- [Written task]: Transcribe the whole listing without a single picture.

┄┄┄┄┄┄┄┄┄┄┄┄┄┄┄┄┄┄┄┄

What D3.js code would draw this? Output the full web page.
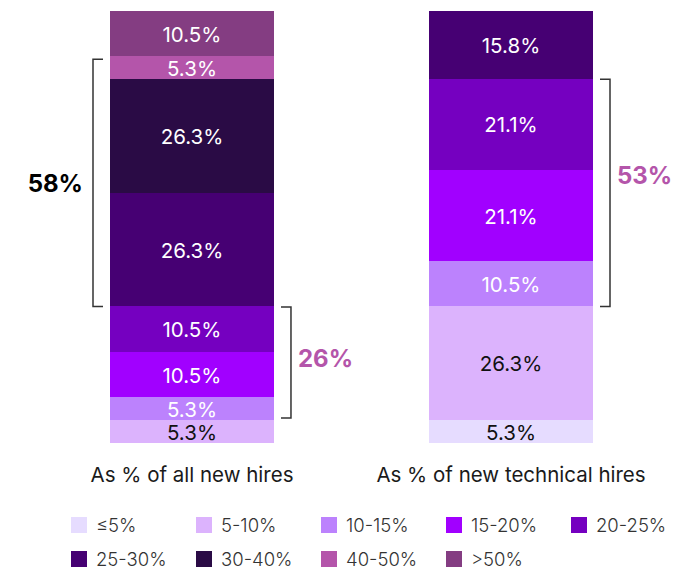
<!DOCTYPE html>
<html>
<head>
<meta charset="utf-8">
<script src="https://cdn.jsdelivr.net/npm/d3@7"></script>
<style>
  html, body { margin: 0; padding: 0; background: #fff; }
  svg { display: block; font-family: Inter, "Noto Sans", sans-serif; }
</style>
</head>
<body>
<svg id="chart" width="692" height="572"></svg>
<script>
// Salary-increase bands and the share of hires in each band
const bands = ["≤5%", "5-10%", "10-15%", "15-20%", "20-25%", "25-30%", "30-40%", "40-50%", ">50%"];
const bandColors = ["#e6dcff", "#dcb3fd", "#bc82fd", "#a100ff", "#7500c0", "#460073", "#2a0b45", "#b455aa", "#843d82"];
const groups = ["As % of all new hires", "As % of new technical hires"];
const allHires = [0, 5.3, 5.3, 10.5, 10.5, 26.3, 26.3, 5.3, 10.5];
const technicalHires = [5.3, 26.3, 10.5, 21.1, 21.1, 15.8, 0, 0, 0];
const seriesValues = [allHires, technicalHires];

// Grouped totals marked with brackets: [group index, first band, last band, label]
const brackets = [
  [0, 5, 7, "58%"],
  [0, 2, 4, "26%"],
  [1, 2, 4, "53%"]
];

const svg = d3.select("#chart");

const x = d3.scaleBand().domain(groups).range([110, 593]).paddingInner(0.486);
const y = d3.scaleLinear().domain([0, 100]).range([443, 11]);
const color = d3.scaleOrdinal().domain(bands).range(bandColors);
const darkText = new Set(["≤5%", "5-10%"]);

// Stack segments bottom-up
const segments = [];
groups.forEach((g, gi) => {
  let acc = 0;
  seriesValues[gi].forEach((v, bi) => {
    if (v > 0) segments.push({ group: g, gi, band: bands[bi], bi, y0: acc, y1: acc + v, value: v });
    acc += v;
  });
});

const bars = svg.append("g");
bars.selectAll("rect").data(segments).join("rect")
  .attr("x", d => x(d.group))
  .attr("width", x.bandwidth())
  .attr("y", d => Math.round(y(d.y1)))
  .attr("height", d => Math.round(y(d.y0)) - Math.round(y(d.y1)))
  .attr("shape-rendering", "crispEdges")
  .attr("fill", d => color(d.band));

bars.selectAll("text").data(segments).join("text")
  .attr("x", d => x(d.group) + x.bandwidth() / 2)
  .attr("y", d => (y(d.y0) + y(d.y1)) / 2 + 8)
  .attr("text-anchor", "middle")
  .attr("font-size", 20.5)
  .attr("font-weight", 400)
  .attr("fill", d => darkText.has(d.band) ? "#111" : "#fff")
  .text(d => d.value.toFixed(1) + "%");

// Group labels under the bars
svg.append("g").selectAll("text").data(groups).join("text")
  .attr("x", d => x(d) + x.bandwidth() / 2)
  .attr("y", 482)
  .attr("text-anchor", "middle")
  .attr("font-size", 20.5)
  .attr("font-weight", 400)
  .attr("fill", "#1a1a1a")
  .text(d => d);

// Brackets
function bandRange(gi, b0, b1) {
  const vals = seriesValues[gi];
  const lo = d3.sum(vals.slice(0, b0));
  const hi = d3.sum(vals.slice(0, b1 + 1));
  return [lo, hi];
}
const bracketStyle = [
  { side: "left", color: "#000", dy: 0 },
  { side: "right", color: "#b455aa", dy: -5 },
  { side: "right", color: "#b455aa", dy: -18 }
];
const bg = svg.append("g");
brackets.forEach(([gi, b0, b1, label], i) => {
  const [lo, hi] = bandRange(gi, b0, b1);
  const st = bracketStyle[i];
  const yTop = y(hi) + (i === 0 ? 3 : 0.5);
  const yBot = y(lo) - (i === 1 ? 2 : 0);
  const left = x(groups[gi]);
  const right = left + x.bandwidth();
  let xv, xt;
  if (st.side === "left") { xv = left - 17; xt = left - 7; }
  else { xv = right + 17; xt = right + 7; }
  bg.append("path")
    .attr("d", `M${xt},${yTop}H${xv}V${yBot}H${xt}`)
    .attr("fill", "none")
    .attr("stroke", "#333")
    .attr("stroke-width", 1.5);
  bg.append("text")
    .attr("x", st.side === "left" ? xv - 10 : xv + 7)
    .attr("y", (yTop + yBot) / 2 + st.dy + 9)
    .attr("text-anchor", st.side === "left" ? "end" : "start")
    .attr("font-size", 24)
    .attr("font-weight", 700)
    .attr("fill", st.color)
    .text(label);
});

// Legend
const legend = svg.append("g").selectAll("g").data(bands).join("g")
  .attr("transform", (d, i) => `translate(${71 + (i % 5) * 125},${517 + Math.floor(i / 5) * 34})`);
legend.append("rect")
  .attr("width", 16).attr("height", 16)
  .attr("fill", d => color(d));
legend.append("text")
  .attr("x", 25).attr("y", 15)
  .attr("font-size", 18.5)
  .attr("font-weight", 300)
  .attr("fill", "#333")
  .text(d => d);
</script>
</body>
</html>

┄┄┄┄┄┄┄┄┄┄┄┄┄┄┄┄┄┄┄┄

- [Task output]:
What D3.js code would draw this? Output the full web page.
<!DOCTYPE html>
<html>
<head>
<meta charset="utf-8">
<script src="https://cdn.jsdelivr.net/npm/d3@7"></script>
<style>
  html, body { margin: 0; padding: 0; background: #fff; }
  svg { display: block; font-family: Inter, "Noto Sans", sans-serif; }
</style>
</head>
<body>
<svg id="chart" width="692" height="572"></svg>
<script>
// Salary-increase bands and the share of hires in each band
const bands = ["≤5%", "5-10%", "10-15%", "15-20%", "20-25%", "25-30%", "30-40%", "40-50%", ">50%"];
const bandColors = ["#e6dcff", "#dcb3fd", "#bc82fd", "#a100ff", "#7500c0", "#460073", "#2a0b45", "#b455aa", "#843d82"];
const groups = ["As % of all new hires", "As % of new technical hires"];
const allHires = [0, 5.3, 5.3, 10.5, 10.5, 26.3, 26.3, 5.3, 10.5];
const technicalHires = [5.3, 26.3, 10.5, 21.1, 21.1, 15.8, 0, 0, 0];
const seriesValues = [allHires, technicalHires];

// Grouped totals marked with brackets: [group index, first band, last band, label]
const brackets = [
  [0, 5, 7, "58%"],
  [0, 2, 4, "26%"],
  [1, 2, 4, "53%"]
];

const svg = d3.select("#chart");

const x = d3.scaleBand().domain(groups).range([110, 593]).paddingInner(0.486);
const y = d3.scaleLinear().domain([0, 100]).range([443, 11]);
const color = d3.scaleOrdinal().domain(bands).range(bandColors);
const darkText = new Set(["≤5%", "5-10%"]);

// Stack segments bottom-up
const segments = [];
groups.forEach((g, gi) => {
  let acc = 0;
  seriesValues[gi].forEach((v, bi) => {
    if (v > 0) segments.push({ group: g, gi, band: bands[bi], bi, y0: acc, y1: acc + v, value: v });
    acc += v;
  });
});

const bars = svg.append("g");
bars.selectAll("rect").data(segments).join("rect")
  .attr("x", d => x(d.group))
  .attr("width", x.bandwidth())
  .attr("y", d => Math.round(y(d.y1)))
  .attr("height", d => Math.round(y(d.y0)) - Math.round(y(d.y1)))
  .attr("shape-rendering", "crispEdges")
  .attr("fill", d => color(d.band));

bars.selectAll("text").data(segments).join("text")
  .attr("x", d => x(d.group) + x.bandwidth() / 2)
  .attr("y", d => (y(d.y0) + y(d.y1)) / 2 + 8)
  .attr("text-anchor", "middle")
  .attr("font-size", 20.5)
  .attr("font-weight", 400)
  .attr("fill", d => darkText.has(d.band) ? "#111" : "#fff")
  .text(d => d.value.toFixed(1) + "%");

// Group labels under the bars
svg.append("g").selectAll("text").data(groups).join("text")
  .attr("x", d => x(d) + x.bandwidth() / 2)
  .attr("y", 482)
  .attr("text-anchor", "middle")
  .attr("font-size", 20.5)
  .attr("font-weight", 400)
  .attr("fill", "#1a1a1a")
  .text(d => d);

// Brackets
function bandRange(gi, b0, b1) {
  const vals = seriesValues[gi];
  const lo = d3.sum(vals.slice(0, b0));
  const hi = d3.sum(vals.slice(0, b1 + 1));
  return [lo, hi];
}
const bracketStyle = [
  { side: "left", color: "#000", dy: 0 },
  { side: "right", color: "#b455aa", dy: -5 },
  { side: "right", color: "#b455aa", dy: -18 }
];
const bg = svg.append("g");
brackets.forEach(([gi, b0, b1, label], i) => {
  const [lo, hi] = bandRange(gi, b0, b1);
  const st = bracketStyle[i];
  const yTop = y(hi) + (i === 0 ? 3 : 0.5);
  const yBot = y(lo) - (i === 1 ? 2 : 0);
  const left = x(groups[gi]);
  const right = left + x.bandwidth();
  let xv, xt;
  if (st.side === "left") { xv = left - 17; xt = left - 7; }
  else { xv = right + 17; xt = right + 7; }
  bg.append("path")
    .attr("d", `M${xt},${yTop}H${xv}V${yBot}H${xt}`)
    .attr("fill", "none")
    .attr("stroke", "#333")
    .attr("stroke-width", 1.5);
  bg.append("text")
    .attr("x", st.side === "left" ? xv - 10 : xv + 7)
    .attr("y", (yTop + yBot) / 2 + st.dy + 9)
    .attr("text-anchor", st.side === "left" ? "end" : "start")
    .attr("font-size", 24)
    .attr("font-weight", 700)
    .attr("fill", st.color)
    .text(label);
});

// Legend
const legend = svg.append("g").selectAll("g").data(bands).join("g")
  .attr("transform", (d, i) => `translate(${71 + (i % 5) * 125},${517 + Math.floor(i / 5) * 34})`);
legend.append("rect")
  .attr("width", 16).attr("height", 16)
  .attr("fill", d => color(d));
legend.append("text")
  .attr("x", 25).attr("y", 15)
  .attr("font-size", 18.5)
  .attr("font-weight", 300)
  .attr("fill", "#333")
  .text(d => d);
</script>
</body>
</html>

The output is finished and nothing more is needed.